In futures and foresight, we often talk about scenarios, or multiple plausible futures, that offer structured uncertainty and a way to think beyond prediction. Scenarios are powerful. I use them often. And if memory serves, they are probably the most popular futures and foresight method that exists. But scenarios alone are not enough. In this final reflection of 2023, I’d like to explore this a bit.
So what do scenarios do well? I think they do a few things. First, they help us stretch our thinking beyond the most likely future. They can also help to surface assumptions and blind spots, and create spaces where we can explore risk, opportunity, and strategic choice. They create cognitive distance, challenge pre-conceived ideas, and make the unfamiliar discussable. There’s no doubt about it: this is essential work.
And yet, I’ve watched many beautifully constructed scenarios fail to move people at all. Why? Because they are understood, but not felt. People agree with them but they don’t choose to own them.
Which is where stories come in.
Stories operate at a different level. Where scenarios map systems, stories locate people inside them. Stories help to answer some of my favourite futures facilitation questions, like, “What would it feel like to live here?”, “Who thrives, and who struggles, in this future?”, and “What do I gain, fear, or have to let go of?”

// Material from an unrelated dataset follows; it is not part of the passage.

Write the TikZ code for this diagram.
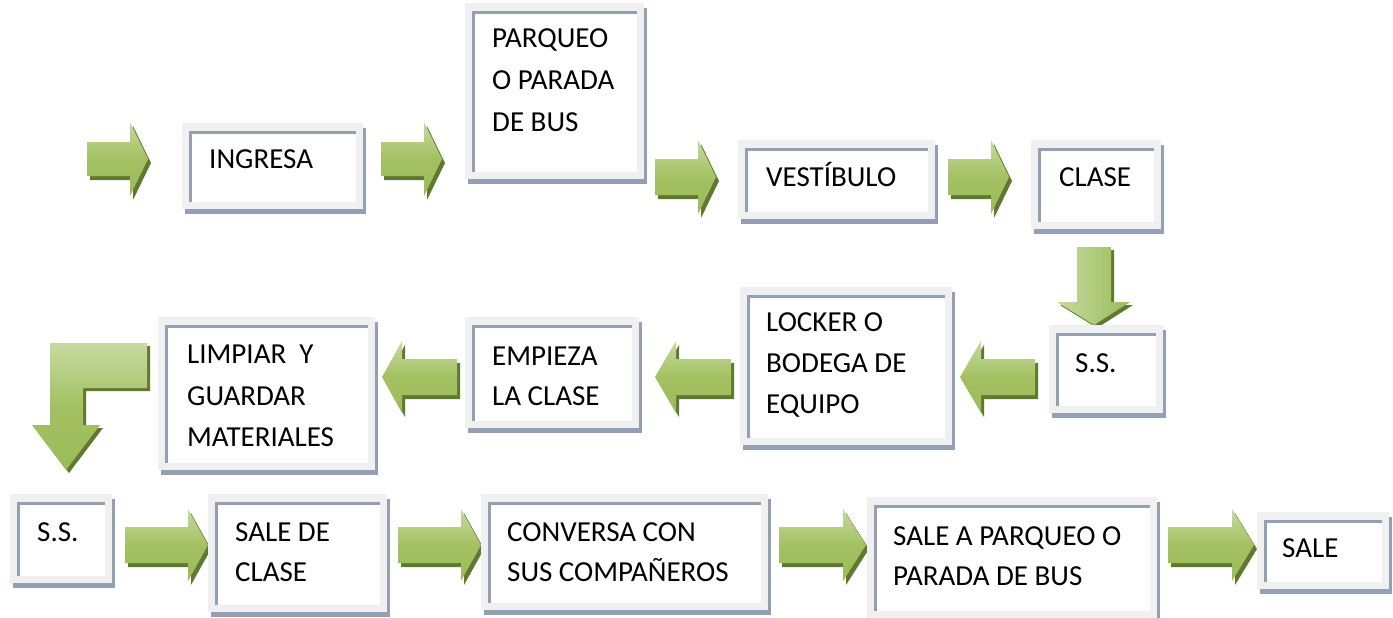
\documentclass[tikz,border=0pt]{standalone}
\usepackage{fontspec}
\setmainfont{Carlito}
\definecolor{frameg}{HTML}{F0F0F0}
\definecolor{lineg}{HTML}{93A0B3}
\definecolor{grlight}{HTML}{C6DAA0}
\definecolor{grmid}{HTML}{A3C162}
\definecolor{grdark}{HTML}{9BBB59}
\definecolor{grshadow}{HTML}{5F7A30}
\tikzset{
  txt/.style={anchor=base west, inner sep=0pt, font=\fontsize{29}{35}\selectfont, text=black},
  arrshadow/.style={fill=grshadow},
  arrfill/.style={top color=grlight, bottom color=grdark, middle color=grmid},
  varrfill/.style={left color=grlight, right color=grdark},
}
% flow box: name, x1, y1, x2, y2 (pixels, y downwards)
\newcommand\flowbox[5]{%
  \fill[lineg] (#2+3,#3+5) rectangle (#4+3,#5+5);
  \fill[frameg] (#2,#3) rectangle (#4,#5);
  \fill[white] (#2+7,#3+8) rectangle (#4-7,#5-7);
  \draw[lineg, line width=3pt] (#2+8.5,#5-7) -- (#2+8.5,#3+9.5) -- (#4-7,#3+9.5);
  \coordinate (#1) at (#2,#3);
}
% horizontal block arrow: body start x, head base x, tip x, mid y, body half, head half
\newcommand\harrow[6]{%
  \begin{scope}[shift={(3,4)}]
  \fill[arrshadow] (#1,#4-#5)--(#2,#4-#5)--(#2,#4-#6)--(#3,#4)--(#2,#4+#6)--(#2,#4+#5)--(#1,#4+#5)--cycle;
  \end{scope}
  \shade[arrfill] (#1,#4-#5)--(#2,#4-#5)--(#2,#4-#6)--(#3,#4)--(#2,#4+#6)--(#2,#4+#5)--(#1,#4+#5)--cycle;
}
\begin{document}
\begin{tikzpicture}[x=1pt,y=-1pt]
\useasboundingbox (0,0) rectangle (1393,618);
\fill[white] (0,0) rectangle (1393,618);

% ---------- row 1 ----------
\harrow{87}{130}{148}{159}{17}{37}
\flowbox{ingresa}{182}{123}{363}{209}
\node[txt] (t1) at (209,168) {INGRESA};

\harrow{381}{424}{442}{159}{17}{37}
\flowbox{parqueo}{465}{3}{644}{179}
\node[txt] (t2a) at (492,48) {PARQUEO};
\node[txt] (t2b) at (492,90) {O PARADA};
\node[txt] (t2c) at (492,131) {DE BUS};

\harrow{655}{698}{716}{177}{18}{37}
\flowbox{vestibulo}{738}{140}{935}{219}
\node[txt] (t3) at (766,186) {VESTÍBULO};

\harrow{948}{991}{1009}{177}{18}{37}
\flowbox{clase}{1031}{140}{1161}{229}
\node[txt] (t4) at (1059,186) {CLASE};

% ---------- down arrow ----------
\begin{scope}[shift={(3,3)}]
\fill[arrshadow] (1077,247)--(1111,247)--(1111,302)--(1130,302)--(1094,325)--(1057,302)--(1077,302)--cycle;
\end{scope}
\shade[varrfill] (1077,247)--(1111,247)--(1111,302)--(1130,302)--(1094,325)--(1057,302)--(1077,302)--cycle;

% ---------- row 2 ----------
\flowbox{ssright}{1049}{325}{1163}{413}
\node[txt] (t5) at (1075,372) {S.S.};

\harrow{1035}{981}{960}{377}{18}{36}
\flowbox{locker}{740}{287}{952}{445}
\node[txt] (t6a) at (766,331) {LOCKER O};
\node[txt] (t6b) at (766,372) {BODEGA DE};
\node[txt] (t6c) at (766,413) {EQUIPO};

\harrow{731}{676}{655}{377}{18}{36}
\flowbox{empieza}{465}{317}{639}{428}
\node[txt] (t7a) at (492,365) {EMPIEZA};
\node[txt] (t7b) at (492,405) {LA CLASE};

\harrow{457}{402}{382}{377}{18}{36}
\flowbox{limpiar}{158}{317}{375}{470}
\node[txt] (t8a) at (187,363) {LIMPIAR\ \ Y};
\node[txt] (t8b) at (187,405) {GUARDAR};
\node[txt] (t8c) at (187,446) {MATERIALES};

% ---------- bent arrow ----------
\begin{scope}[shift={(3,3)}]
\fill[arrshadow] (50,343)--(147,343)--(147,388)--(83,388)--(83,425)--(100,425)--(66,470)--(32,425)--(50,425)--cycle;
\end{scope}
\shade[arrfill] (50,343)--(147,343)--(147,388)--(83,388)--(83,425)--(100,425)--(66,470)--(32,425)--(50,425)--cycle;

% ---------- row 3 ----------
\flowbox{ssleft}{10}{494}{112}{583}
\node[txt] (t9) at (37,541) {S.S.};

\harrow{125}{188}{208}{545}{18}{36}
\flowbox{saledeclase}{208}{494}{387}{612}
\node[txt] (t10a) at (235,541) {SALE DE};
\node[txt] (t10b) at (235,581) {CLASE};

\harrow{398}{461}{481}{545}{18}{36}
\flowbox{conversa}{481}{494}{768}{610}
\node[txt] (t11a) at (507,541) {CONVERSA CON};
\node[txt] (t11b) at (507,581) {SUS COMPAÑEROS};

\harrow{779}{843}{866}{545}{18}{36}
\flowbox{saleparqueo}{867}{497}{1157}{618}
\node[txt] (t12a) at (893,545) {SALE A PARQUEO O};
\node[txt] (t12b) at (893,585) {PARADA DE BUS};

\harrow{1168}{1232}{1254}{545}{18}{36}
\flowbox{sale}{1257}{512}{1389}{589}
\node[txt] (t13) at (1282,557) {SALE};
\end{tikzpicture}
\end{document}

Stories reduce psychological distance, something that I explore in my PhD research. They create emotional proximity. They invite empathy, identification, and care. And care matters, because people rarely act on futures they don’t feel connected to.
There is a tendency for different facilitators to lean into either stories or scenarios, but there’s a risk in this approach. When futures work relies only on scenarios, it can become abstract, technocratic, or emotionally distant. But when it relies only on stories, it risks becoming anecdotal, ungrounded, too emotional, or overly optimistic.
Good futures work holds both. I like to think about the relationship between the two like this: scenarios widen the field of possibility whilst stories deepen engagement within it.
Scenarios help us say, “These are plausible.” Stories help us ask, “Which do we want to work toward, and why? What’s motivating us?”
With that in mind, futures facilitation is all about moving deliberately between the two.
We start with scenarios to destabilise certainty. Then we use stories to re-humanise the implications. And finally, we return to scenarios to connect feeling back to decision-making.
Using scenarios with stories turns “a future” into “our future”. This matters because futures work isn’t just about insight. It’s allso about choice and agency. And stories can help people see themselves as agents instead of spectators, imagine different roles they could play in a possible futures, and sense what kind of future feels worth investing in.
For me, this means that stories are the bridge that moves scenarios to action.